INFORMATION PROVIDED>

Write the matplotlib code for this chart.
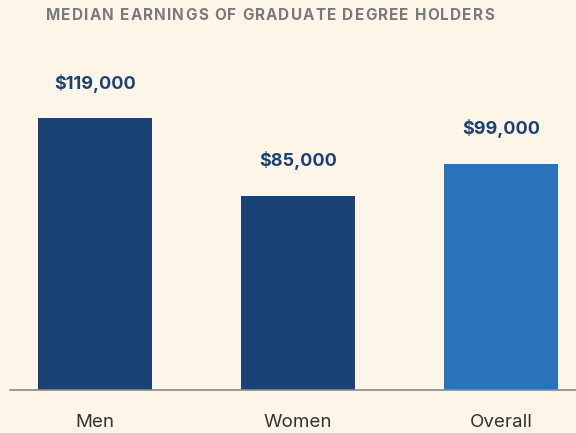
import matplotlib
matplotlib.use("Agg")
import matplotlib.pyplot as plt

# Data
categories = ["Men", "Women", "Overall"]
earnings = [119000, 85000, 99000]
value_labels = ["$119,000", "$85,000", "$99,000"]
bar_colors = ["#1a4274", "#1a4274", "#2a72ba"]
title = "MEDIAN EARNINGS OF GRADUATE DEGREE HOLDERS"

BG = "#fef5e9"
W, H = 576, 433
plt.rcParams['font.family'] = ['Inter', 'DejaVu Sans']

fig = plt.figure(figsize=(W / 100, H / 100), dpi=100, facecolor=BG)
ax = fig.add_axes([10 / W, 43 / H, 566 / W, 350 / H], facecolor=BG)

x = range(len(categories))
ax.bar(x, earnings, width=0.56, color=bar_colors, zorder=2)

# value labels above bars
for i, (v, lab) in enumerate(zip(earnings, value_labels)):
    ax.annotate(lab, (i, v), xytext=(0, 25), textcoords="offset points",
                ha="center", va="center", fontsize=13, fontweight="bold",
                color="#1a4274")

ax.set_xlim(-0.42, 2.37)
ax.set_ylim(0, 153125)

for s in ["top", "right", "left"]:
    ax.spines[s].set_visible(False)
ax.spines["bottom"].set_color("#8a8a8a")
ax.spines["bottom"].set_linewidth(1.2)
ax.set_yticks([])
ax.set_xticks(list(x))
ax.set_xticklabels(categories, fontsize=13.5, color="#333333")
ax.tick_params(axis="x", length=0, pad=17)

# title with letter spacing, drawn char by char
renderer = fig.canvas.get_renderer()
tprops = dict(fontsize=11, fontweight="bold", color="#7a7a7a", va="center", ha="left")
tracking = 1.2  # px

def text_width(s):
    if not s:
        return 0.0
    t = fig.text(0, 0, s, **tprops)
    w = t.get_window_extent(renderer).width
    t.remove()
    return w

total = text_width(title) + tracking * (len(title) - 1)
x0 = 270 - total / 2
ty = 1 - 16 / H
for i, ch in enumerate(title):
    if ch == " ":
        continue
    px = x0 + text_width(title[:i]) + tracking * i
    fig.text(px / W, ty, ch, **tprops)

fig.savefig("out.png", dpi=100, facecolor=BG)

GIVEN TASK>
Which lines hold the word "matplotlib"? Show each one.

WRITTEN SOLUTION>
Write the matplotlib code for this chart.
import matplotlib
matplotlib.use("Agg")
import matplotlib.pyplot as plt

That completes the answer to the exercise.